** Begin **

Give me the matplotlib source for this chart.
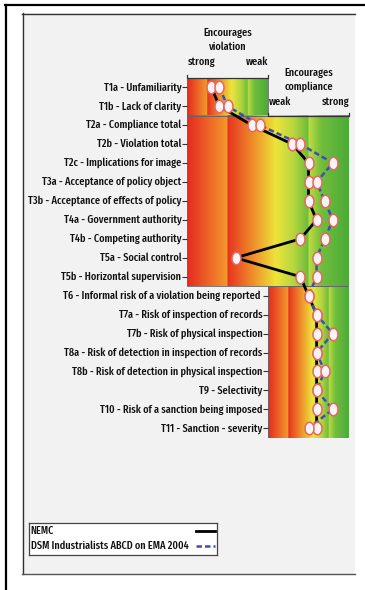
import numpy as np
import matplotlib
matplotlib.use('Agg')
import matplotlib.pyplot as plt
from matplotlib.patches import Rectangle
from matplotlib.lines import Line2D

plt.rcParams['font.family'] = ['Fira Sans Extra Condensed', 'DejaVu Sans']
plt.rcParams['font.weight'] = 'medium'

W, H = 365, 590

factors = [
    'T1a - Unfamiliarity',
    'T1b - Lack of clarity',
    'T2a - Compliance total',
    'T2b - Violation total',
    'T2c - Implications for image',
    'T3a - Acceptance of policy object',
    'T3b - Acceptance of effects of policy',
    'T4a - Government authority',
    'T4b - Competing authority',
    'T5a - Social control',
    'T5b - Horizontal supervision',
    'T6 - Informal risk of a violation being reported ',
    'T7a - Risk of inspection of records',
    'T7b - Risk of physical inspection',
    'T8a - Risk of detection in inspection of records',
    'T8b - Risk of detection in physical inspection',
    'T9 - Selectivity',
    'T10 - Risk of a sanction being imposed',
    'T11 - Sanction - severity',
]
# score: -10 = strong violation, 0 = neutral, +10 = strong compliance
nemc = [-7, -6, -2, 3, 5, 5, 5, 6, 4, -4, 4, 5, 6, 6, 6, 6, 6, 6, 6]
dsm = [-6, -5, -1, 4, 8, 6, 7, 8, 7, 6, 6, 5, 6, 8, 6, 7, 6, 8, 5]
series_names = ['NEMC', 'DSM Industrialists ABCD on EMA 2004']

# which rows sit on which scale block, and the score span of the block
panel_rows = [(0, 1), (2, 10), (11, 18)]
panel_span = [(-10, 0), (-10, 10), (0, 10)]

GRAD_POS = [0.0, 0.2499, 0.25, 0.40, 0.55, 0.66, 0.7499, 0.75, 0.83, 1.0]
GRAD_COL = ['#e5291f', '#f39a2c', '#e6321f', '#f08a2a', '#ece53a',
            '#b6d63e', '#6cbc3a', '#c2dc44', '#72be3c', '#4aab38']

LINE_BLUE = '#3d4fb0'
DASHES = (0, (2.2, 1.2))


def fx(x):
    return x / W


def fy(y):
    return 1 - y / H


def gradient(n=400):
    t = np.linspace(0, 1, n)
    rgb = np.array([matplotlib.colors.to_rgb(c) for c in GRAD_COL])
    img = np.stack([np.interp(t, GRAD_POS, rgb[:, k]) for k in range(3)], axis=-1)
    return img[np.newaxis, :, :]


fig = plt.figure(figsize=(W / 100, H / 100), dpi=100)

# frames
fig.patches.append(Rectangle((fx(22), fy(574)), fx(355 - 22), (574 - 13) / H,
                             transform=fig.transFigure, facecolor='#f2f2f2',
                             edgecolor='none', zorder=-10))
for xs, ys, lw, c in [((5, 364), (5, 5), 1.6, 'black'),
                      ((6, 6), (5, 590), 1.6, 'black'),
                      ((22, 355), (13.5, 13.5), 1.0, '#333333'),
                      ((22.5, 22.5), (13, 574), 1.0, '#333333'),
                      ((22, 355), (574, 574), 1.0, '#555555')]:
    fig.add_artist(Line2D([fx(xs[0]), fx(xs[1])], [fy(ys[0]), fy(ys[1])],
                          transform=fig.transFigure, color=c, lw=lw, zorder=-5))

top, bot = 77.8, 437.8
ax = fig.add_axes([fx(187), fy(bot), fx(349 - 187), (bot - top) / H])
ax.axis('off')

img = gradient()
for (r0, r1), (x0, x1) in zip(panel_rows, panel_span):
    ax.imshow(img, extent=(x0, x1, r1 + 0.5, r0 - 0.5), aspect='auto',
              interpolation='bilinear', zorder=1)
    ax.add_patch(Rectangle((x0, r0 - 0.5), x1 - x0, r1 - r0 + 1, fill=False,
                           edgecolor='#666666', lw=0.6, zorder=2))
    for r in range(r0, r1 + 1):
        ax.plot([x0], [r], marker=[(-1, 0), (0, 0)], markersize=7,
                color='#333333', mew=0.8, clip_on=False)
        ax.annotate(factors[r], xy=(x0, r), xytext=(-4, 0),
                    textcoords='offset points', ha='right', va='center',
                    fontsize=8, color='#111111', annotation_clip=False)
ax.set_xlim(-10, 10)
ax.set_ylim(18.5, -0.5)

# scale brackets
for (x0, x1), r in [((-10, 0), -0.5), ((0, 10), 1.5)]:
    ax.plot([x0, x0, x1, x1], [r - 0.15, r, r, r - 0.15], color='#333333',
            lw=0.9, clip_on=False, zorder=3)

rows = np.arange(len(factors))
ax.plot(nemc, rows, color='black', lw=2.0, zorder=4, clip_on=False)
ax.plot(dsm, rows, color=LINE_BLUE, lw=1.8, ls=DASHES, zorder=5, clip_on=False)
th = np.linspace(0, 2 * np.pi, 40)
ellipse = np.column_stack([0.72 * np.cos(th), np.sin(th)])
for vals in (nemc, dsm):
    ax.plot(vals, rows, ls='none', marker=ellipse, markersize=9,
            markerfacecolor='#fff2f6', markeredgecolor='#e4685e',
            markeredgewidth=1.1, zorder=6, clip_on=False)

hdr = dict(fontsize=8, color='#111111', va='center')
fig.text(fx(228), fy(33), 'Encourages', ha='center', **hdr)
fig.text(fx(228), fy(46.5), 'violation', ha='center', **hdr)
fig.text(fx(188), fy(62), 'strong', ha='left', **hdr)
fig.text(fx(268), fy(62), 'weak', ha='right', **hdr)
fig.text(fx(309), fy(73), 'Encourages', ha='center', **hdr)
fig.text(fx(309), fy(87), 'compliance', ha='center', **hdr)
fig.text(fx(269), fy(101.5), 'weak', ha='left', **hdr)
fig.text(fx(349), fy(101.5), 'strong', ha='right', **hdr)

# legend box
lax = fig.add_axes([fx(29), fy(555), fx(217 - 29), (555 - 523) / H])
lax.set_xlim(29, 217)
lax.set_ylim(555, 523)
lax.set_xticks([])
lax.set_yticks([])
lax.set_facecolor('white')
for s in lax.spines.values():
    s.set_color('#444444')
    s.set_linewidth(0.9)
lax.text(30.5, 531, series_names[0], fontsize=8, va='center', ha='left',
         color='#111111')
lax.text(30.5, 546, series_names[1], fontsize=8, va='center', ha='left',
         color='#111111')
lax.plot([196, 215], [531, 531], color='black', lw=2.0)
lax.plot([196, 215], [546, 546], color=LINE_BLUE, lw=1.8, ls=DASHES)

fig.savefig('out.png', dpi=100)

** End **

◆ WORK TO BE COMPLETED: Please take the lines from the beginning of the data above through the line holding "from matplotlib.lines import Line2D" and transcribe them exactly, without any pictures.

◆ EXPECTED ANSWER:
Give me the matplotlib source for this chart.
import numpy as np
import matplotlib
matplotlib.use('Agg')
import matplotlib.pyplot as plt
from matplotlib.patches import Rectangle
from matplotlib.lines import Line2D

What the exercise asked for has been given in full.